Available records
---+---

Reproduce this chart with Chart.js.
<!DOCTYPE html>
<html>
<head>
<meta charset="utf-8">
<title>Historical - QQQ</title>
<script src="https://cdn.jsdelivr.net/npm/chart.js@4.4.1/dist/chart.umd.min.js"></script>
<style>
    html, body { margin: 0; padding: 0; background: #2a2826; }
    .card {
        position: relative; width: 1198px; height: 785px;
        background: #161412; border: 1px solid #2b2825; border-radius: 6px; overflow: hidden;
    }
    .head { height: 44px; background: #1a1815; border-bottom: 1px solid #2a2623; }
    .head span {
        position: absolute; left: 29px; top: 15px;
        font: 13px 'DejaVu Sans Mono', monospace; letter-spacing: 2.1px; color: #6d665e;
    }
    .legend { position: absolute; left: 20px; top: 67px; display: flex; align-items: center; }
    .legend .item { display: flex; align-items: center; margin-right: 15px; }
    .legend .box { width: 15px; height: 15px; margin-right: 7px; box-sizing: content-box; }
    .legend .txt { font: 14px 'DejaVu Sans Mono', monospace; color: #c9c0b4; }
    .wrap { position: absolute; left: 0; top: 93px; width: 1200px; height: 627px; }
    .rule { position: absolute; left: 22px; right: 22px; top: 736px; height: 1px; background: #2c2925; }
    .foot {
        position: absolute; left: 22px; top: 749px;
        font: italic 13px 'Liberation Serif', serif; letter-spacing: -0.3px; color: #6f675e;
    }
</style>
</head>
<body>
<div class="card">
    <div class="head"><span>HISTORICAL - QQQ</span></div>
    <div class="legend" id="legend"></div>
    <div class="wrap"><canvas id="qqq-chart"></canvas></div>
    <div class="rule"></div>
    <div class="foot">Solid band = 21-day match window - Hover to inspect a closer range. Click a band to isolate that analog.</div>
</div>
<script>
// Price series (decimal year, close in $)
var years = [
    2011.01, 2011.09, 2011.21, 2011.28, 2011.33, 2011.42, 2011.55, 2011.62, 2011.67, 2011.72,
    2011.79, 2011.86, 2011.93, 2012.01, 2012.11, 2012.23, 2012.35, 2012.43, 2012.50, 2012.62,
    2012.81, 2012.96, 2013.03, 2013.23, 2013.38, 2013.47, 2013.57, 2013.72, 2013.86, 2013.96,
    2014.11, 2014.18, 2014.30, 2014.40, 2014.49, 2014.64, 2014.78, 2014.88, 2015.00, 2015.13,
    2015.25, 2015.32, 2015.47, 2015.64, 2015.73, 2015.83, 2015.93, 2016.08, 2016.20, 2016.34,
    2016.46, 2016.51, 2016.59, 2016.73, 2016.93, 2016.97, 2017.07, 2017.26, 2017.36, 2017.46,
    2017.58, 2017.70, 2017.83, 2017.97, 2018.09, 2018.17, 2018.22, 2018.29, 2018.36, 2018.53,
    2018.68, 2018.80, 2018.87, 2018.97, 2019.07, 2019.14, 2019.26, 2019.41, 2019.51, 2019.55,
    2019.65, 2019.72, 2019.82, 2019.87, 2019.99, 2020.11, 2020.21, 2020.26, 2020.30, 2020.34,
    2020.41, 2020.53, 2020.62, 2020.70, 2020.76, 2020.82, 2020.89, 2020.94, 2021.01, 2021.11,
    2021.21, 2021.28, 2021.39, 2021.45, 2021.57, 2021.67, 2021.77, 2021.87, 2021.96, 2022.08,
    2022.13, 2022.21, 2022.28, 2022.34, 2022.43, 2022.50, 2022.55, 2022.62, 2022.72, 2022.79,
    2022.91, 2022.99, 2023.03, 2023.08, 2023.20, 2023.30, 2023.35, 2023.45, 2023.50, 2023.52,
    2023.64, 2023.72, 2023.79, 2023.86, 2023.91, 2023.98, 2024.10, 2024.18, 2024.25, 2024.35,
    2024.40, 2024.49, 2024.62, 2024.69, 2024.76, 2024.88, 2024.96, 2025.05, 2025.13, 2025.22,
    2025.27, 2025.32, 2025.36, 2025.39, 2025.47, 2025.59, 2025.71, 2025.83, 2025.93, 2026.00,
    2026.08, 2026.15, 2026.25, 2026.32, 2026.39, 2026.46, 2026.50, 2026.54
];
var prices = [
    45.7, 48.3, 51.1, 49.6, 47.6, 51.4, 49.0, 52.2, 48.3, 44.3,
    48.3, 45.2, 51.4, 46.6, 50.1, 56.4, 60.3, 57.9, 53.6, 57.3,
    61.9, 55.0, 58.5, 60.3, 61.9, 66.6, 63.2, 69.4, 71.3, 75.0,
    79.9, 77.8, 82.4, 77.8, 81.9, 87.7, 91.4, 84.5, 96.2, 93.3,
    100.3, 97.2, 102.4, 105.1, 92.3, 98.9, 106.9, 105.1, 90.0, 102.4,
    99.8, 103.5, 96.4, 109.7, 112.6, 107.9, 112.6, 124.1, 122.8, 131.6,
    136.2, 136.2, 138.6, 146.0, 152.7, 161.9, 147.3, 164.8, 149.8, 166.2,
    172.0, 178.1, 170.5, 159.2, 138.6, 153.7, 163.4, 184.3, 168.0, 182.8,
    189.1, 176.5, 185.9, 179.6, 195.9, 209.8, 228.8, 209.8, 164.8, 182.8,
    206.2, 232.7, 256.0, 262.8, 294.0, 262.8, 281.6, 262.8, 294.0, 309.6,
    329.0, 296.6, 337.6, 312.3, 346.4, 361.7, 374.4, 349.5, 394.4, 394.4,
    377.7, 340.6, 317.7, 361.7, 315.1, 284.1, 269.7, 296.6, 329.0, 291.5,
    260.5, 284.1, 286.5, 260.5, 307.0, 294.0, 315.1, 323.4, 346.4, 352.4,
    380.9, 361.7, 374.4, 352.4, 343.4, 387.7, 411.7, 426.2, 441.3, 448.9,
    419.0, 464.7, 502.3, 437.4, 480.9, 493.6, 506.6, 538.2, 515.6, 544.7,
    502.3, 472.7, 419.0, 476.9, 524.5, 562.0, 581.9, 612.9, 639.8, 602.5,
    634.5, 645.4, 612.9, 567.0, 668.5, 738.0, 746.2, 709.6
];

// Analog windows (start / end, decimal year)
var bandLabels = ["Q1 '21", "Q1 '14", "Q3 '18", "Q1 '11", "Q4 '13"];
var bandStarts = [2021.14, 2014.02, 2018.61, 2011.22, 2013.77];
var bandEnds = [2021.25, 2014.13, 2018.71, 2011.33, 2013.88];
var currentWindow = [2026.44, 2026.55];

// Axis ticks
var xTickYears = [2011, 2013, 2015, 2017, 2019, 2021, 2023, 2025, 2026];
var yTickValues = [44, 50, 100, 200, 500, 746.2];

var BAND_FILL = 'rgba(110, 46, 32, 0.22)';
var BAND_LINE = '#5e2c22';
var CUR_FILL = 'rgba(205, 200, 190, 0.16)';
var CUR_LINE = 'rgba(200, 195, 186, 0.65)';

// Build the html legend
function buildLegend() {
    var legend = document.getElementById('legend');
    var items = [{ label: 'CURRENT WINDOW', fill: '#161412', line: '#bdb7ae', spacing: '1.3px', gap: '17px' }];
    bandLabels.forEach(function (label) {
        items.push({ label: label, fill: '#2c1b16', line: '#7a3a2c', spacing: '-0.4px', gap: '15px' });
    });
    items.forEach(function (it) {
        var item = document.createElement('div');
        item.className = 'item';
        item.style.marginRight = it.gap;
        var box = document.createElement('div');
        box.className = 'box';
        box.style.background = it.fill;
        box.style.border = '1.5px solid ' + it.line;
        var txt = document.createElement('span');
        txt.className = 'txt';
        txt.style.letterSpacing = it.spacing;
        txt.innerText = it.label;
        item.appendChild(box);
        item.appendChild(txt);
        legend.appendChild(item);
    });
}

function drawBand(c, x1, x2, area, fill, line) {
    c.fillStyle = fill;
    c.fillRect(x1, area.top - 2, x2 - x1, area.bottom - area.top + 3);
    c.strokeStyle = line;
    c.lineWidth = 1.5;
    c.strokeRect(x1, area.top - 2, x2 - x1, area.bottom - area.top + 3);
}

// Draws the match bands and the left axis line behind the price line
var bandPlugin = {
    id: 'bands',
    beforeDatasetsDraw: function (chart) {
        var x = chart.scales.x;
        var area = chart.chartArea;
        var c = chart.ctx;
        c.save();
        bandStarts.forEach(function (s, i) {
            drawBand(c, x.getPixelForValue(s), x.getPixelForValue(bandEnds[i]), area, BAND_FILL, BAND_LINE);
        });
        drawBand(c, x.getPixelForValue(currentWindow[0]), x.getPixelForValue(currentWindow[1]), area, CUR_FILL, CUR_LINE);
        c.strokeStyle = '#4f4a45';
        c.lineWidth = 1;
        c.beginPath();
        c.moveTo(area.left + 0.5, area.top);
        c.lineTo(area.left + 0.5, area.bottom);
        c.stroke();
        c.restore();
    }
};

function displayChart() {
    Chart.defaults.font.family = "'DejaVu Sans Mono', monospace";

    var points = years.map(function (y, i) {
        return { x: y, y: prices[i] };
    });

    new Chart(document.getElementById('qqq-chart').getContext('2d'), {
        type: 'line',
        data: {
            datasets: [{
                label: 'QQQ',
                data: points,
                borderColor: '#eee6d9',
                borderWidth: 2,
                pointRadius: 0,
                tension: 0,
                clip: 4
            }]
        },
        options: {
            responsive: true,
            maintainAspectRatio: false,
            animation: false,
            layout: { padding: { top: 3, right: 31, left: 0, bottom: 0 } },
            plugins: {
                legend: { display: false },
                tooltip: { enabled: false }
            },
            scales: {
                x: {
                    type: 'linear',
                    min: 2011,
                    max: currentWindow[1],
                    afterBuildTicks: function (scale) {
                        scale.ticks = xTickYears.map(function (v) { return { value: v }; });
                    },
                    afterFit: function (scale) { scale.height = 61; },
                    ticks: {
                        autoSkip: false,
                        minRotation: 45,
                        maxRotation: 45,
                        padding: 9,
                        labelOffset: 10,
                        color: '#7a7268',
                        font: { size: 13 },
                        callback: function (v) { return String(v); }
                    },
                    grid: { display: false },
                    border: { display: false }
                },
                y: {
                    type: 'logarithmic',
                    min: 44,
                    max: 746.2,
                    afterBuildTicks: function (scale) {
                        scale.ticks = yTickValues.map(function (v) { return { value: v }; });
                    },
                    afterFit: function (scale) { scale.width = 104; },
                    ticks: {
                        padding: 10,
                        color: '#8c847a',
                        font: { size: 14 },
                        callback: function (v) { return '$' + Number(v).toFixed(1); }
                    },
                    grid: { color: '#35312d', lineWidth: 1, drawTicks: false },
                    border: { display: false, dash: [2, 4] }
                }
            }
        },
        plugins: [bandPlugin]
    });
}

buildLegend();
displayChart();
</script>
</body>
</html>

---+---

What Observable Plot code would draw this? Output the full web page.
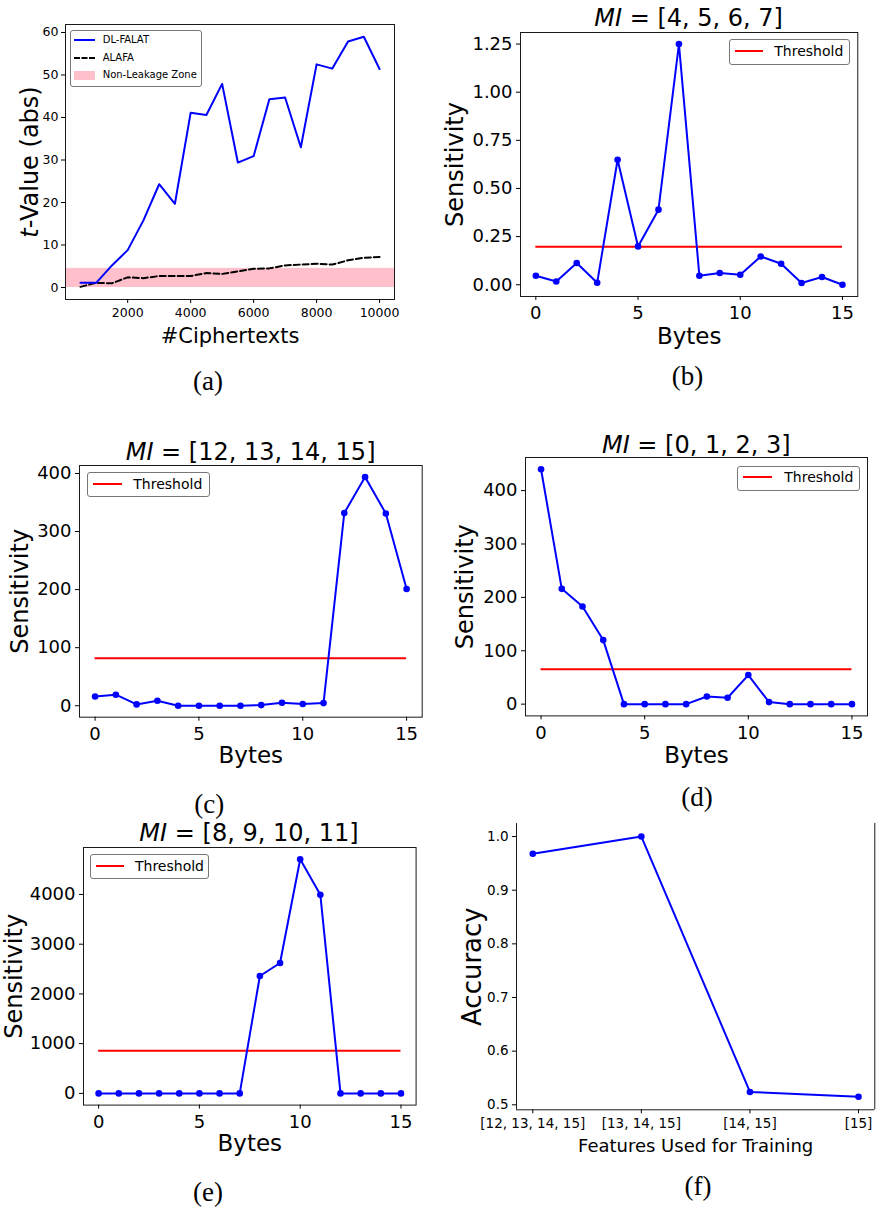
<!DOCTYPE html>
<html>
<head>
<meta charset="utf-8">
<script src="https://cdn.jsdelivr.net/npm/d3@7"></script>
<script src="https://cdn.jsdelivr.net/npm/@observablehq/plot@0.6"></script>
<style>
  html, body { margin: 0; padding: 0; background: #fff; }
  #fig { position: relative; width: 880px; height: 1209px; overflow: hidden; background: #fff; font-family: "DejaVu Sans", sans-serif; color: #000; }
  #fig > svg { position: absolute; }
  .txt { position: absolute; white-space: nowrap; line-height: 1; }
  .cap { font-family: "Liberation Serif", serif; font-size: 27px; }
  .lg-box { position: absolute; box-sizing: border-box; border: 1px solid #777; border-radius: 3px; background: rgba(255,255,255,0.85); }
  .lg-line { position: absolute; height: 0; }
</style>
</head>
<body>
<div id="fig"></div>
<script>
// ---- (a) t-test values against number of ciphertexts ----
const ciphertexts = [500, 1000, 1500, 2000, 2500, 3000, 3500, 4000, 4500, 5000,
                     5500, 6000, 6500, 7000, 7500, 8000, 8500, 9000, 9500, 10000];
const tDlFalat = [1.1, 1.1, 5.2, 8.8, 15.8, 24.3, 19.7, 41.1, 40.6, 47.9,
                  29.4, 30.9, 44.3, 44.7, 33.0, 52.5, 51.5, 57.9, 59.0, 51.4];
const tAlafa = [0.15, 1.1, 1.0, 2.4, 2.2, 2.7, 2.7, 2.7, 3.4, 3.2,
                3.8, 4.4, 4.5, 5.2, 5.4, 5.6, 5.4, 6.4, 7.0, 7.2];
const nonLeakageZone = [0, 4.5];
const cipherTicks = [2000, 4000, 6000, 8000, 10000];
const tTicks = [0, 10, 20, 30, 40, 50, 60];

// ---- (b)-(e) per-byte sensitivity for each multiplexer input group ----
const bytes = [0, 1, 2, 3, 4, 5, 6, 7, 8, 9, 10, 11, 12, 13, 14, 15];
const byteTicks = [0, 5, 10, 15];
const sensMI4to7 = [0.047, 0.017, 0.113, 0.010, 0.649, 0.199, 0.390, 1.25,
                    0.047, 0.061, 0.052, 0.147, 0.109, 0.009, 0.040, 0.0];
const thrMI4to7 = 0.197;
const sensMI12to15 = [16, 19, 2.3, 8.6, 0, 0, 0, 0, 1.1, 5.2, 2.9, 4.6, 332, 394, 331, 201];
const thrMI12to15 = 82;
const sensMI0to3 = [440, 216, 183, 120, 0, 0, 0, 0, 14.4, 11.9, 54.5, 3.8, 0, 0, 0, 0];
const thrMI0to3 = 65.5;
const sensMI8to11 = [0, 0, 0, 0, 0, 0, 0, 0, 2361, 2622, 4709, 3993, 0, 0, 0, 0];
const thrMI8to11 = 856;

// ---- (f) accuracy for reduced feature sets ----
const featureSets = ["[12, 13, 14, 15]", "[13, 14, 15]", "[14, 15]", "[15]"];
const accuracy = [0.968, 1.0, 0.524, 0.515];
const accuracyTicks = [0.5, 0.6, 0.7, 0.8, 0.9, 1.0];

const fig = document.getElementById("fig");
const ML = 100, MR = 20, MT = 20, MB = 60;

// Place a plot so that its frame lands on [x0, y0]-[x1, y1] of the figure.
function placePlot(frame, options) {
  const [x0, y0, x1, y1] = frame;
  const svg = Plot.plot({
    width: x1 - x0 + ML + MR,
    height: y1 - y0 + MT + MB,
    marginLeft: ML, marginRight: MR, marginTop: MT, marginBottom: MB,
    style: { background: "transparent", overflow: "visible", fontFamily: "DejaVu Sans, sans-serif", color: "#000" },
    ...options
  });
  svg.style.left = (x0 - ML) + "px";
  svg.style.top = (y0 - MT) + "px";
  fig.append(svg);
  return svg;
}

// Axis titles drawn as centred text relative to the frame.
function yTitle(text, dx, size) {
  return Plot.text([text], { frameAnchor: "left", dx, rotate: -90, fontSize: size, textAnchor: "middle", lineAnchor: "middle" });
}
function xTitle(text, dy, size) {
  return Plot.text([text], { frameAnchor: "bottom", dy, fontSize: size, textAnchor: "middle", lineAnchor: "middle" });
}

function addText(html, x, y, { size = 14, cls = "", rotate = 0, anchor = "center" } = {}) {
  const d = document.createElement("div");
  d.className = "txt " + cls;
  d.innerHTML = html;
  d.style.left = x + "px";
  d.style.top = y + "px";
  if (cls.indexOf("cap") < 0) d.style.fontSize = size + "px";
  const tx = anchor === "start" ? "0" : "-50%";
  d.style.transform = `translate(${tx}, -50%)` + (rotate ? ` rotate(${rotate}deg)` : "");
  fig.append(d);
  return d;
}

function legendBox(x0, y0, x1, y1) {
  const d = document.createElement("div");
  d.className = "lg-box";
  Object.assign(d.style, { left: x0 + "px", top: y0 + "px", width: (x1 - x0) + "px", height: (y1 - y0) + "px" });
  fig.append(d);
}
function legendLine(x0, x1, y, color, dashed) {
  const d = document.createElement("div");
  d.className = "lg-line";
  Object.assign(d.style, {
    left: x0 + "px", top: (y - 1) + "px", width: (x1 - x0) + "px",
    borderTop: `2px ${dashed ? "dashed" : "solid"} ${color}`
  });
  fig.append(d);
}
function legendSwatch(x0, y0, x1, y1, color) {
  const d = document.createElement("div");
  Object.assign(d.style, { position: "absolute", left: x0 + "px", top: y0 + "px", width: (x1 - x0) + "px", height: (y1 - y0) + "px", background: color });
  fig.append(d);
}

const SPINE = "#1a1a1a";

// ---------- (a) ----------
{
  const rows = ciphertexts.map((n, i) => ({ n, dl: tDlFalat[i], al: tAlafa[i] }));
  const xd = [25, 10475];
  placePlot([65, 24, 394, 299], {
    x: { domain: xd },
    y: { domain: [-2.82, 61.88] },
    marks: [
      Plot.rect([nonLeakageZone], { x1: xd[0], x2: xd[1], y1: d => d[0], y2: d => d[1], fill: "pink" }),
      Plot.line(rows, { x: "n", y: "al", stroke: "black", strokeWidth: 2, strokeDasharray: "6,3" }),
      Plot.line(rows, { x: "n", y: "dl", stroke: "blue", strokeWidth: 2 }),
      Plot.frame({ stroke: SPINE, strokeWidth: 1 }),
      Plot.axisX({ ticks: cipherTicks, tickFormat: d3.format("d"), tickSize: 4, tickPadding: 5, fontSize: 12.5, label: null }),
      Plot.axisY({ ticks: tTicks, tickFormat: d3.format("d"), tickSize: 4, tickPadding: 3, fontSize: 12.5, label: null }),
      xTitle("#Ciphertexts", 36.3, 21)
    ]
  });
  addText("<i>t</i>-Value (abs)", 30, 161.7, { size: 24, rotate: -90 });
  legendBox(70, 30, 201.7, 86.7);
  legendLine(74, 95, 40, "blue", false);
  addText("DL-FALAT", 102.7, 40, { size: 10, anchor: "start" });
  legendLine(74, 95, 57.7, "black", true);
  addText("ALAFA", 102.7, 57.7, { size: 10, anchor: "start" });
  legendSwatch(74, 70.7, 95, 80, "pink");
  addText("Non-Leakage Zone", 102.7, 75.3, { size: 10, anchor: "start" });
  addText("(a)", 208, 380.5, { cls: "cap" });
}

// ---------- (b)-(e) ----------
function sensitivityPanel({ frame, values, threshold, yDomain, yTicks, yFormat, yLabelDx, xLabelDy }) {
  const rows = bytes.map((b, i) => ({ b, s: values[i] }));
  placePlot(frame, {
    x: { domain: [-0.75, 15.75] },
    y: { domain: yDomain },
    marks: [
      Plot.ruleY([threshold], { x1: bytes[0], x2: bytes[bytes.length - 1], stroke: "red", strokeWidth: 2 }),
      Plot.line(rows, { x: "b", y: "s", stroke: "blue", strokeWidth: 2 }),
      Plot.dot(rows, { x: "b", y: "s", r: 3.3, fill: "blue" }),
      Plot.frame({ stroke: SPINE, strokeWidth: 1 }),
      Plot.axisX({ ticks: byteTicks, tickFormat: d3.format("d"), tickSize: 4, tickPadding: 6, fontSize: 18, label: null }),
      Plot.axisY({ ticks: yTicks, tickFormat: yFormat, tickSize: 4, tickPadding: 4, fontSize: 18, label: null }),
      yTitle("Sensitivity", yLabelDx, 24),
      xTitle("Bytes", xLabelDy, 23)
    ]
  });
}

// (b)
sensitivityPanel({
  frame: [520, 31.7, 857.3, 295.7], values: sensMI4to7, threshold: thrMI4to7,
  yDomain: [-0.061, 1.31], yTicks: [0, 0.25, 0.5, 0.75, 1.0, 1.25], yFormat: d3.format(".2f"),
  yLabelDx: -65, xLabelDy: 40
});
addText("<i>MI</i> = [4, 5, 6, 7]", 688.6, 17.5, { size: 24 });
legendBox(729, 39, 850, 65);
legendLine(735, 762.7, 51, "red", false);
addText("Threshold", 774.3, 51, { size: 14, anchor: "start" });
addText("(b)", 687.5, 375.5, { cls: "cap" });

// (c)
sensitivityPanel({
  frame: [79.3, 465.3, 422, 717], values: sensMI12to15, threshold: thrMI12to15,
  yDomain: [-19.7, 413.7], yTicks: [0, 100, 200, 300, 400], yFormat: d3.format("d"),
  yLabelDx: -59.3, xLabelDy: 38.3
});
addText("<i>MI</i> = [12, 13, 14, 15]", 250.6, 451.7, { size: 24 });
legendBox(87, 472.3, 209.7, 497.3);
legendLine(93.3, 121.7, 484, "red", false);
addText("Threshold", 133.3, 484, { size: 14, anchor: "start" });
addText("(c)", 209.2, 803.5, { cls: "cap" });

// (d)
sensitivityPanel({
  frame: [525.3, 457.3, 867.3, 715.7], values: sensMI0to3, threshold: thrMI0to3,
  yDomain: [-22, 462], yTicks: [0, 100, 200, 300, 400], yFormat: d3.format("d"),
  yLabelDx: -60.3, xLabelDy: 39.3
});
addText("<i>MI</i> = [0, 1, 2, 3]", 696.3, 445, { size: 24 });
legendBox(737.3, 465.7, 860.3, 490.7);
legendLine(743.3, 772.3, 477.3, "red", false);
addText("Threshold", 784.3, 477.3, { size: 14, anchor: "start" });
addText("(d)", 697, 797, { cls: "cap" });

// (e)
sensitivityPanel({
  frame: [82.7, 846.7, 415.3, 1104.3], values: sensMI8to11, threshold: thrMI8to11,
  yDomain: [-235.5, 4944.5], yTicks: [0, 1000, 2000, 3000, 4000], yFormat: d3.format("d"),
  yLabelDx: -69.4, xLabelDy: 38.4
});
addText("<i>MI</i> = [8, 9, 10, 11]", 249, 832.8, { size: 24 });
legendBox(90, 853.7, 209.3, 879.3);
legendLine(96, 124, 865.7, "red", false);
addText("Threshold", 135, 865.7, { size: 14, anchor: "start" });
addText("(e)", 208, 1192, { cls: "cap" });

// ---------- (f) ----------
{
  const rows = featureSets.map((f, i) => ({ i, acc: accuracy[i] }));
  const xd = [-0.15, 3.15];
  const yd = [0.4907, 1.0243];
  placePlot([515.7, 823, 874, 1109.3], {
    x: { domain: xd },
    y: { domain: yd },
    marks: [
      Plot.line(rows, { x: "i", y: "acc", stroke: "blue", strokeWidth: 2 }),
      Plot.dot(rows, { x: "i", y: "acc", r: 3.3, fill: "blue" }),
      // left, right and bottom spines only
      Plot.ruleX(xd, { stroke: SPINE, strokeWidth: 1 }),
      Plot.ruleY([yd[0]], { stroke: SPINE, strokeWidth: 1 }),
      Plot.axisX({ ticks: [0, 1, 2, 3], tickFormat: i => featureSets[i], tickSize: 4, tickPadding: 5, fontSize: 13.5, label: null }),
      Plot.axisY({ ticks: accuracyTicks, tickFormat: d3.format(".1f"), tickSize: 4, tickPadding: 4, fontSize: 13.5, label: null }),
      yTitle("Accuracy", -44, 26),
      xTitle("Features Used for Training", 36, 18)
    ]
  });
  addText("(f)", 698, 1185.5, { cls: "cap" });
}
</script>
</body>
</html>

---+---

What you are asked to do
Extract all lines that hold the word "this".

Reply
Reproduce this chart with Chart.js.
What Observable Plot code would draw this? Output the full web page.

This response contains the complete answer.